Il gelo potrebbe essere – ma non lo è – un ostacolo alla diffusione dei veicoli elettrici in Norvegia, perché se vengono lasciati all’aperto a temperature comprese tra -10/-15°C, consumano molta più batteria. Nella stagione fredda, la perdita di autonomia dipende dal modello del veicolo e, ovviamente, dall’intensità del gelo.
Ma in Norvegia la parola d’ordine è: pianificazione. Le app delle case automobilistiche e l’ampia rete di punti di ricarica veloci e superveloci, più di 5.600, aiutano ad affrontare anche lunghi viaggi. Il problema è tutt’altro che insormontabile, tanto è vero che le auto elettriche hanno rappresentato lo scorso anno il 54% delle nuove immatricolazioni nel Finnmark, la regione più settentrionale del Paese. Situata nel cuore dell’Artico, detiene un record nazionale che fa venire i brividi: la colonnina di mercurio scende anche a -51°C.
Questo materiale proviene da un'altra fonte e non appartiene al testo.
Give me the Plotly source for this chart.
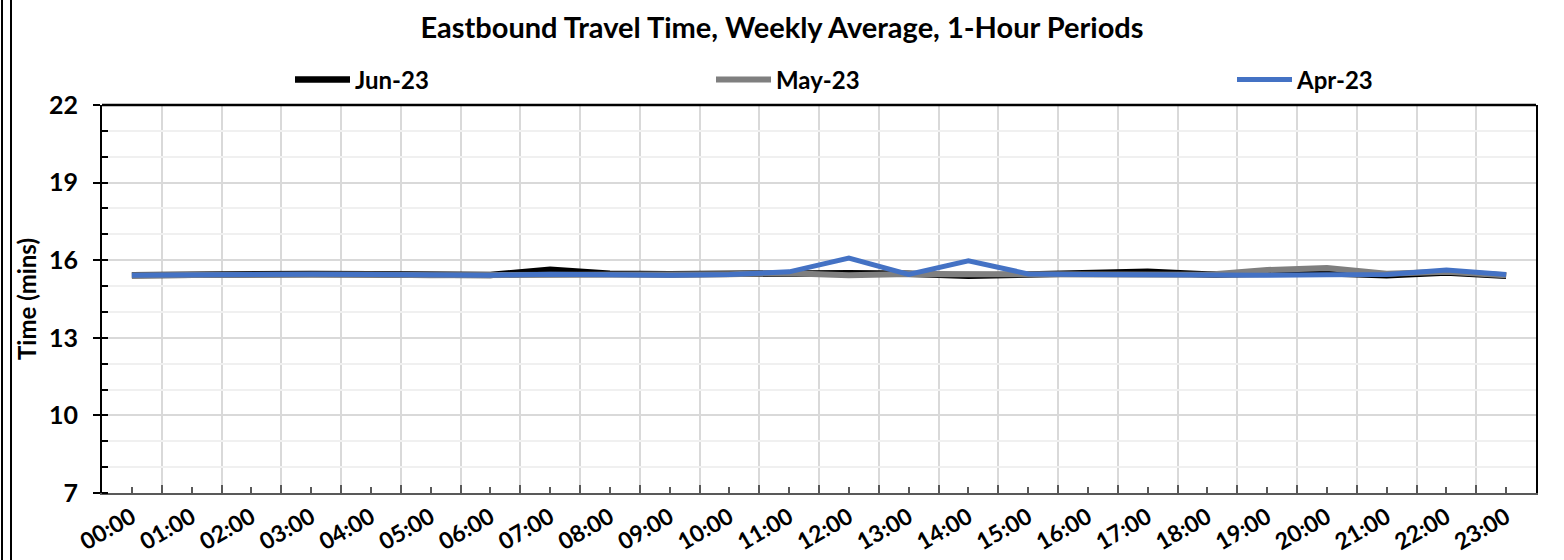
import plotly.graph_objects as go

# Hourly periods and weekly-average travel times (minutes)
hours = [f"{h:02d}:00" for h in range(24)]
jun_23 = [15.42, 15.45, 15.46, 15.47, 15.46, 15.43, 15.43, 15.63, 15.48, 15.46, 15.48, 15.52,
          15.50, 15.48, 15.40, 15.45, 15.52, 15.55, 15.45, 15.45, 15.50, 15.42, 15.52, 15.40]
may_23 = [15.42, 15.44, 15.45, 15.46, 15.45, 15.42, 15.42, 15.47, 15.46, 15.44, 15.46, 15.50,
          15.42, 15.47, 15.46, 15.46, 15.44, 15.45, 15.44, 15.62, 15.70, 15.48, 15.55, 15.42]
apr_23 = [15.42, 15.44, 15.45, 15.46, 15.45, 15.42, 15.42, 15.46, 15.44, 15.42, 15.45, 15.55,
          16.08, 15.45, 15.98, 15.47, 15.45, 15.44, 15.40, 15.42, 15.44, 15.45, 15.62, 15.45]
y_ticks = [7, 10, 13, 16, 19, 22]

W, H = 1564, 560
ML, MR, MT, MB = 102, 28, 105, 67
PW = W - ML - MR
PH = H - MT - MB
FONT = "Lato"

def px_x(px):
    return (px - ML) / PW

def px_y(py):
    return 1 - (py - MT) / PH

xi = list(range(len(hours)))

series = [
    ("Jun-23", jun_23, "#000000", 6.5, "legend"),
    ("May-23", may_23, "#7f7f7f", 6, "legend2"),
    ("Apr-23", apr_23, "#4472c4", 5, "legend3"),
]

fig = go.Figure()
for name, vals, color, width, leg in series:
    fig.add_trace(go.Scatter(
        x=xi, y=vals, name=name, mode="lines",
        line=dict(color=color, width=width),
        legend=leg, showlegend=True,
    ))

legend_common = dict(
    orientation="h", xanchor="left", yanchor="middle",
    font=dict(family=FONT, size=24, color="#000000", weight="bold"),
    bgcolor="rgba(0,0,0,0)", itemwidth=55, visible=True,
)

fig.update_layout(
    width=W, height=H,
    margin=dict(l=ML, r=MR, t=MT, b=MB, autoexpand=False),
    paper_bgcolor="white", plot_bgcolor="white",
    showlegend=True,
    font=dict(family=FONT, color="#000000"),
    title=dict(
        text="Eastbound Travel Time, Weekly Average, 1-Hour Periods",
        x=0.5, xref="container", xanchor="center",
        y=1 - 28 / H, yanchor="middle",
        font=dict(family=FONT, size=29, color="#000000", weight="bold"),
    ),
    legend=dict(x=px_x(290), y=px_y(80), **legend_common),
    legend2=dict(x=px_x(711), y=px_y(80), **legend_common),
    legend3=dict(x=px_x(1232), y=px_y(80), **legend_common),
    xaxis=dict(
        range=[-0.5, len(hours) - 0.5], automargin=False,
        tickmode="array", tickvals=xi, ticktext=hours,
        tickangle=-30, tickfont=dict(family=FONT, size=23, color="#000000", weight="bold"),
        ticks="inside", ticklen=6, tickwidth=1.5, tickcolor="#595959",
        showgrid=False, zeroline=False,
        showline=True, linecolor="#595959", linewidth=2,
        minor=dict(tickmode="array", tickvals=[i + 0.5 for i in xi[:-1]],
                   ticks="inside", ticklen=8, tickcolor="#595959", tickwidth=1.5,
                   showgrid=True, gridcolor="#d9d9d9", gridwidth=1.5),
    ),
    yaxis=dict(
        range=[7, 22], automargin=False,
        tickmode="array", tickvals=y_ticks, ticktext=[str(v) for v in y_ticks],
        tickfont=dict(family=FONT, size=25, color="#000000", weight="bold"),
        ticks="outside", ticklen=7, tickwidth=2, tickcolor="#000000",
        ticklabelstandoff=10,
        showgrid=True, gridcolor="#d9d9d9", gridwidth=1.5, zeroline=False,
        showline=True, linecolor="#000000", linewidth=2, mirror=True,
        minor=dict(dtick=1, tick0=7, ticks="inside", ticklen=6, tickwidth=2,
                   tickcolor="#000000", showgrid=True, gridcolor="#f0f0f0", gridwidth=1.5),
        title=dict(text="Time (mins)", standoff=6,
                   font=dict(family=FONT, size=24, color="#000000", weight="bold")),
    ),
    shapes=[
        # top edge of the plot frame
        dict(type="line", xref="paper", yref="paper", x0=0, x1=1, y0=1, y1=1,
             line=dict(color="#000000", width=2.5)),
        # double rule on the chart's left edge
        dict(type="line", xref="paper", yref="paper", x0=px_x(2), x1=px_x(2),
             y0=px_y(0), y1=px_y(H), line=dict(color="#000000", width=2)),
        dict(type="line", xref="paper", yref="paper", x0=px_x(11), x1=px_x(11),
             y0=px_y(0), y1=px_y(H), line=dict(color="#000000", width=2)),
    ],
)

fig.write_html("out.html")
Anche altri paesi nordici abituati a temperature rigidissime, come l’Islanda (33,3% delle immatricolazioni nel 2022) o la Svezia (32,9%), sono leader mondiali nelle auto completamente elettriche. “Sempre più veicoli elettrici hanno sistemi di preriscaldamento della batteria, il che è intelligente perché aumenta l’autonomia e l’auto si ricarica più velocemente se si riscalda“, spiega Christina Bu, segretaria generale dell’Associazione norvegese per i veicoli elettrici.
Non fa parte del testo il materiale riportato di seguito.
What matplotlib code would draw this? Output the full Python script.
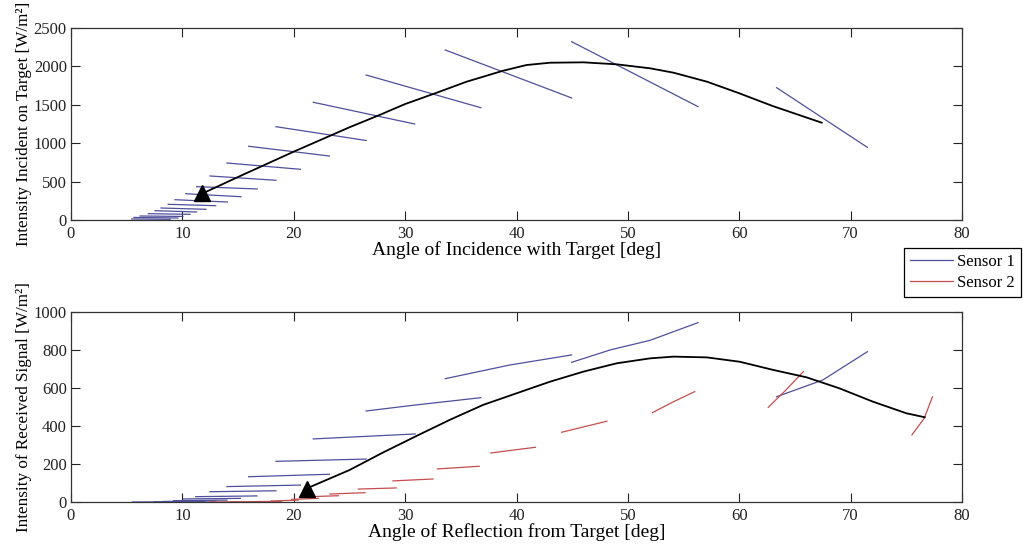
import matplotlib
matplotlib.use("Agg")
import matplotlib.pyplot as plt
from matplotlib.lines import Line2D

plt.rcParams['font.family'] = ['Liberation Serif', 'DejaVu Serif']
plt.rcParams['font.size'] = 12

# ---- Incident intensity on target: Sensor 1 sweeps (angle [deg], intensity [W/m^2])
inc_s1_x = [[63.35, 71.5], [44.95, 56.3], [33.6, 44.95], [26.5, 36.8], [21.75, 30.85],
            [18.4, 26.5], [15.95, 23.2], [14.0, 20.6], [12.48, 18.4], [11.28, 16.72],
            [10.3, 15.26], [9.34, 14.03], [8.73, 12.99], [8.08, 12.12], [7.54, 11.28],
            [6.94, 10.68], [6.2, 10.05], [5.65, 9.6], [5.45, 8.9]]
inc_s1_y = [[1723, 946], [2322, 1476], [2214, 1589], [1888, 1462], [1533, 1250],
            [1215, 1035], [960, 833], [742, 660], [573, 517], [434, 404],
            [342, 303], [264, 234], [204, 186], [156, 139], [121, 104],
            [82, 74], [52, 46], [33, 26], [13, 9]]

# Incident intensity along the target trajectory
inc_path_x = [11.8, 15, 20, 25, 27.7, 30, 32.7, 35.5, 38.8, 40.9, 43, 46, 49, 52, 54.1,
              57.1, 60, 63, 67.4]
inc_path_y = [345, 560, 890, 1207, 1367, 1510, 1650, 1800, 1944, 2018, 2048, 2053, 2027,
              1975, 1918, 1801, 1650, 1484, 1267]

# ---- Received signal: Sensor 1 sweeps
rec_s1_x = [[63.35, 67.5, 71.5], [44.95, 48.4, 52.0, 56.3], [33.6, 39.4, 44.95],
            [26.5, 31.0, 36.8], [21.75, 30.9], [18.4, 26.5], [15.95, 23.2], [14.0, 20.6],
            [12.48, 18.4], [11.2, 16.7], [10.1, 15.2], [9.2, 14.0], [8.3, 13.0],
            [7.5, 12.0], [5.5, 10.5]]
rec_s1_y = [[554, 642, 791], [735, 800, 851, 944], [649, 721, 774],
            [479, 511, 549], [332, 358], [214, 226], [133, 146], [81, 89],
            [54, 59], [28, 32], [16, 19], [7, 10], [3, 5],
            [1, 2], [0, 1]]

# Received signal: Sensor 2 sweeps
rec_s2_x = [[75.5, 76.6, 77.35], [62.6, 64.2, 65.75], [52.2, 54.0, 56.0], [44.05, 48.1],
            [37.7, 41.7], [32.9, 36.65], [28.9, 32.5], [25.8, 29.2], [23.25, 26.4],
            [21.45, 24.0], [19.8, 22.2], [18.0, 20.4], [16.5, 18.9], [14.4, 16.9],
            [12.5, 15.0]]
rec_s2_y = [[353, 440, 554], [498, 590, 686], [470, 525, 581], [367, 425],
            [258, 288], [174, 188], [111, 121], [68, 74], [42, 49],
            [28, 33], [14, 19], [5, 10], [2, 4], [1, 2],
            [0.5, 1]]

# Received signal along the target trajectory
rec_path_x = [21.15, 25, 28, 31, 34, 37, 40, 43, 46, 49, 52, 54.1, 57.1, 60.05, 63.05,
              66.05, 69, 72, 75, 76.65]
rec_path_y = [71, 168, 260, 347, 432, 511, 572, 633, 686, 730, 756, 765, 761, 738, 695,
              656, 598, 528, 467, 446]

x_ticks = [0, 10, 20, 30, 40, 50, 60, 70, 80]
inc_ticks = [0, 500, 1000, 1500, 2000, 2500]
rec_ticks = [0, 200, 400, 600, 800, 1000]

c_s1 = '#4f4f9c'
c_s2 = '#c44e4e'

fig = plt.figure(figsize=(10.23, 5.46), dpi=100)
ax1 = fig.add_axes([0.0694, 0.5971, 0.871, 0.3516])
ax2 = fig.add_axes([0.0694, 0.0806, 0.871, 0.348])


def style(ax, yticks, xlabel, ylabel):
    ax.set_xlim(0, 80)
    ax.set_ylim(yticks[0], yticks[-1])
    ax.set_xticks(x_ticks)
    ax.set_yticks(yticks)
    ax.tick_params(direction='in', length=6.5, width=0.8, top=True, right=True,
                   labelsize=12, colors='#222222', pad=3)
    ax.tick_params(axis='x', pad=4)
    for s in ax.spines.values():
        s.set_color('#333333')
        s.set_linewidth(0.9)
    ax.set_xlabel(xlabel, fontsize=14, labelpad=0)
    ax.set_ylabel(ylabel, fontsize=12.3, labelpad=1)


for xs, ys in zip(inc_s1_x, inc_s1_y):
    ax1.plot(xs, ys, color=c_s1, lw=0.9)
ax1.plot(inc_path_x, inc_path_y, color='black', lw=1.3)
ax1.plot(inc_path_x[0], inc_path_y[0], marker='^', color='black', markersize=11)
style(ax1, inc_ticks, 'Angle of Incidence with Target [deg]',
      'Intensity Incident on Target [W/m²]')

for xs, ys in zip(rec_s1_x, rec_s1_y):
    ax2.plot(xs, ys, color=c_s1, lw=0.9)
for xs, ys in zip(rec_s2_x, rec_s2_y):
    ax2.plot(xs, ys, color=c_s2, lw=0.9)
ax2.plot(rec_path_x, rec_path_y, color='black', lw=1.3)
ax2.plot(rec_path_x[0], rec_path_y[0], marker='^', color='black', markersize=11)
style(ax2, rec_ticks, 'Angle of Reflection from Target [deg]',
      'Intensity of Received Signal [W/m²]')

handles = [Line2D([], [], color=c_s1, lw=0.9), Line2D([], [], color=c_s2, lw=0.9)]
leg = fig.legend(handles, ['Sensor 1', 'Sensor 2'], loc='upper right',
                 bbox_to_anchor=(0.998, 0.546), fontsize=12, fancybox=False,
                 framealpha=1, edgecolor='black', handlelength=2.6, handletextpad=0.25,
                 borderpad=0.35, labelspacing=0.3, borderaxespad=0)
leg.get_frame().set_linewidth(0.9)

fig.savefig('out.png', dpi=100)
La politica norvegese è proattiva, con motori termici altamente tassati a differenza di quelli elettrici, anche se il governo sta iniziando a tagliare questi vantaggi finanziari per compensare un deficit stimato in quasi 40 miliardi di corone (3,8 miliardi di euro) l’anno scorso. “La ricetta del successo in Norvegia è la tassazione ecologica“, riassume Christina Bu. “Tasseremo ciò che non ci piace, le auto a combustibili fossili, e incoraggiamo ciò che ci piace, le auto elettriche. È così semplice. E se può farlo la Norvegia, possono farlo tutti“, aggiunge.